You never really know when an emergency can hit. An emergency, whether caused by natural disasters or any other operating issues, can possibly render any business unable to continue providing products and services to their consumers. Disaster and emergency preparedness studies show that over half of businesses and companies are not able to recover from and reopen after a disaster or emergency hits. You do not want your business to be part of this statistics. You want to adequately prepare your business for any events that could threaten its existence. A lot of times, it’s really all about planning. Although you cannot really tell when you will need to kick the plan into action, it pays to have everything set up and ready to be implemented when the need arises. It’s like having a fire extinguisher. You do not want to have to use it at all. But, having it available in your premises gives you peace of mind that you are prepared to minimize damage in case a fire breaks out.
The first step to having an emergency preparedness plan is to identify risks. Know what natural disasters are most likely to affect your operations. This comes with evaluating your geographic location. Flood prone areas as well as areas that are on known hurricane and tornado paths should have specific plans to protect their business operations from such occurrences. Once you have identified these risks, you have to identify local resources or emergency response teams as well. It would be a good idea to check what protocols they have during these emergencies. Take these into consideration when you draw up your own plans. In your emergency communication process, for example, you can include these teams in your call tree plan. You can likewise include some of their protocols in your own emergency plans.
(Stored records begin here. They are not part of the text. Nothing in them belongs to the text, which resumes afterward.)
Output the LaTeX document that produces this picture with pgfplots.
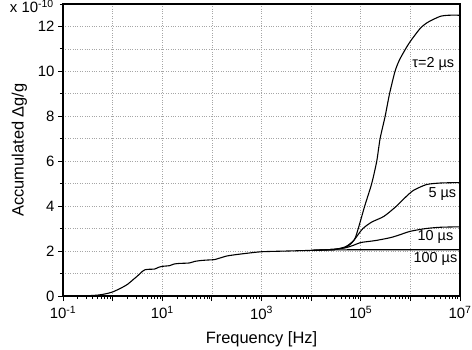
\documentclass[border=0pt]{standalone}
\usepackage{fontspec}
\setmainfont{Liberation Sans}
\usepackage{pgfplots}
\usepackage{pgfplotstable}
\pgfplotsset{compat=1.18}

% tau = 100 us (common base curve)
\pgfplotstableread{
f      dg
0.1    0
0.2    0.005
0.3    0.01
0.5    0.04
0.7    0.09
1      0.18
1.5    0.36
2      0.52
2.5    0.70
3.16   0.89
4      1.10
4.5    1.17
5.5    1.19
7      1.20
8.5    1.28
10     1.32
14     1.35
17     1.42
22     1.45
35     1.47
45     1.54
60     1.58
80     1.60
112    1.62
140    1.68
200    1.78
300    1.84
500    1.90
1000   1.97
3000   2.00
1e4    2.03
3e4    2.05
1e5    2.06
1e7    2.06
}\tauhundred
\pgfplotstableread{
f      dg
1e4    2.03
3e4    2.08
5e4    2.15
7e4    2.25
1e5    2.38
2e5    2.47
4e5    2.60
6e5    2.72
1e6    2.88
2e6    3.00
4e6    3.06
1e7    3.08
}\tauten
\pgfplotstableread{
f      dg
1e4    2.03
3e4    2.08
5e4    2.17
6.5e4  2.35
8e4    2.60
1.1e5  3.00
1.66e5 3.29
2.9e5  3.54
5e5    3.96
8e5    4.40
1.15e6 4.70
2.1e6  4.96
4e6    5.03
1e7    5.05
}\taufive
\pgfplotstableread{
f      dg
1e4    2.03
3e4    2.08
5e4    2.20
7.4e4  2.50
8.9e4  3.00
1.2e5  4.00
1.66e5 5.00
2.1e5  6.00
2.45e5 7.00
3.1e5  8.00
3.8e5  9.00
4.9e5  10.0
6e5    10.5
8e5    11.0
1e6    11.34
1.6e6  11.93
2.3e6  12.2
4e6    12.45
6e6    12.5
1e7    12.5
}\tautwo

\begin{document}
\begin{tikzpicture}
\path[use as bounding box] (-63bp,-54bp) rectangle (409bp,296bp);
\begin{axis}[
  at={(0,0)}, anchor=south west,
  scale only axis, width=397bp, height=292bp,
  xmode=log, xmin=1e-1, xmax=1e7, ymin=0, ymax=13,
  xtick={1e-1,1,10,100,1e3,1e4,1e5,1e6,1e7},
  xticklabels={10\textsuperscript{-1},,10\textsuperscript{1},,10\textsuperscript{3},,10\textsuperscript{5},,10\textsuperscript{7}},
  minor xtick={0.2,0.3,0.4,0.5,0.6,0.7,0.8,0.9,2,3,4,5,6,7,8,9,20,30,40,50,60,70,80,90,200,300,400,500,600,700,800,900,2e3,3e3,4e3,5e3,6e3,7e3,8e3,9e3,2e4,3e4,4e4,5e4,6e4,7e4,8e4,9e4,2e5,3e5,4e5,5e5,6e5,7e5,8e5,9e5,2e6,3e6,4e6,5e6,6e6,7e6,8e6,9e6},
  ytick={0,2,...,12}, minor ytick={1,3,...,13},
  tick align=outside, xtick pos=bottom, ytick pos=left,
  major tick length=5bp, minor tick length=3bp,
  xmajorgrids, ymajorgrids, yminorgrids,
  grid style={gray!70, dotted, line width=0.7pt},
  axis line style={line width=1.2pt},
  every tick/.style={black, line width=0.9pt},
  tick label style={font=\fontsize{15}{17}\selectfont},
  xticklabel style={yshift=-2bp},
  /pgf/number format/assume math mode=true,
  xlabel={Frequency [Hz]}, ylabel={Accumulated Δg/g},
  every axis x label/.style={at={(axis description cs:0.5,-0.147)}, anchor=center,
    font=\fontsize{16.5}{19}\selectfont},
  every axis y label/.style={at={(axis description cs:-0.11,0.5)}, rotate=90, anchor=center,
    font=\fontsize{16.5}{19}\selectfont},
  every axis plot/.append style={black, line width=1.1pt},
  clip=false,
]
\addplot[smooth, tension=0.4] table {\tauhundred};
\addplot[smooth, tension=0.4] table {\tauten};
\addplot[smooth, tension=0.4] table {\taufive};
\addplot[smooth, tension=0.4] table {\tautwo};
\node[font=\fontsize{14.5}{17}\selectfont] at (axis cs:2.9e6,10.32) {τ=2 µs};
\node[font=\fontsize{14.5}{17}\selectfont] at (axis cs:4.4e6,4.56) {5 µs};
\node[font=\fontsize{14.5}{17}\selectfont] at (axis cs:3.2e6,2.61) {10 µs};
\node[font=\fontsize{14.5}{17}\selectfont] at (axis cs:3.2e6,1.64) {100 µs};
\node[anchor=north east, inner sep=0pt, font=\fontsize{15}{17}\selectfont]
  at ([xshift=-9bp,yshift=4bp]rel axis cs:0,1) {x 10\textsuperscript{-10}};
\end{axis}
\end{tikzpicture}
\end{document}
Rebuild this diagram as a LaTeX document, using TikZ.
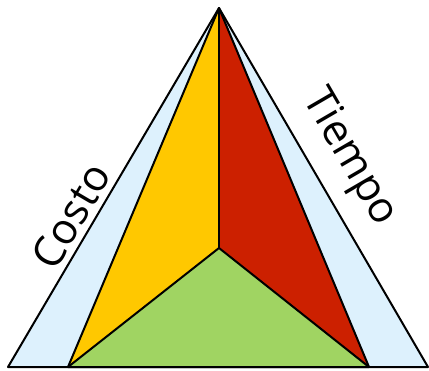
\documentclass[tikz,border=0pt]{standalone}
\usepackage{fontspec}
\setmainfont{Open Sans}
\definecolor{skyblue}{RGB}{221,241,253}
\definecolor{goldyellow}{RGB}{255,200,0}
\definecolor{brickred}{RGB}{204,32,0}
\definecolor{leafgreen}{RGB}{160,212,98}

\begin{document}
\begin{tikzpicture}[x=0.75pt,y=-0.75pt,line join=round]
        \useasboundingbox (0,0) rectangle (429,371);
        \coordinate (apex) at (219,8);
        \coordinate (outerL) at (8,367);
        \coordinate (outerR) at (428,367);
        \coordinate (innerL) at (68,367);
        \coordinate (innerR) at (369,367);
        \coordinate (mid) at (219,248);

        % Outer triangle
        \fill[skyblue] (apex) -- (outerL) -- (outerR) -- cycle;

        % Three inner faces
        \fill[goldyellow] (apex) -- (innerL) -- (mid) -- cycle;
        \fill[brickred] (apex) -- (mid) -- (innerR) -- cycle;
        \fill[leafgreen] (mid) -- (innerL) -- (innerR) -- cycle;

        \draw[line width=1.5pt] (apex) -- (outerL) -- (outerR) -- cycle;
        \draw[line width=1.5pt] (apex) -- (innerL) -- (innerR) -- cycle;
        \draw[line width=1.5pt] (innerL) -- (mid) -- (innerR);
        \draw[line width=1.5pt] (apex) -- (mid);

        % Labels along the sides
        \node[rotate=59.6, font=\fontsize{32}{36}\selectfont] (costo) at (71,216) {Costo};
        \node[rotate=-59.8, font=\fontsize{32}{36}\selectfont] (tiempo) at (349,158) {Tiempo};
      \end{tikzpicture}
\end{document}
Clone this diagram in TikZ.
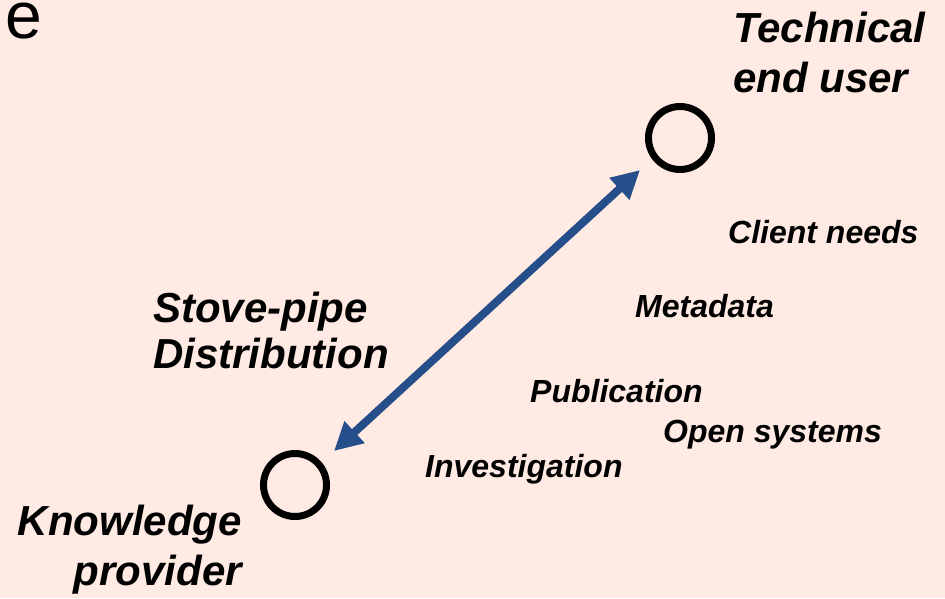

Your next step is to identify key emergency personnel in your own business. Form your own emergency preparedness and crisis management team. Together with your team, you can put together a step-by-step action plan with the goal of ensuring that your business to stays operational even after the emergency dies down. Some of the businesses that are well-prepared for emergencies stay operational, albeit on a smaller scale, even while the crisis situation is ongoing. Have clear designation as to the roles your team members should assume when your plan is implemented. Make sure that your plan is cascaded down to your employees as well. Your plan should include strategies to alert your employees about the emergency, communication protocols for intra and inter-office coordination, and any special business continuity arrangements such as an alternative remote business location.
When you have everything on paper, you should be able to hold regular drills to simulate emergency situations. This will reduce panic and ensure that the required emergency action will be performed by your employees almost on instinct when the need arises. This will also allow you to tweak your emergency plans as necessary.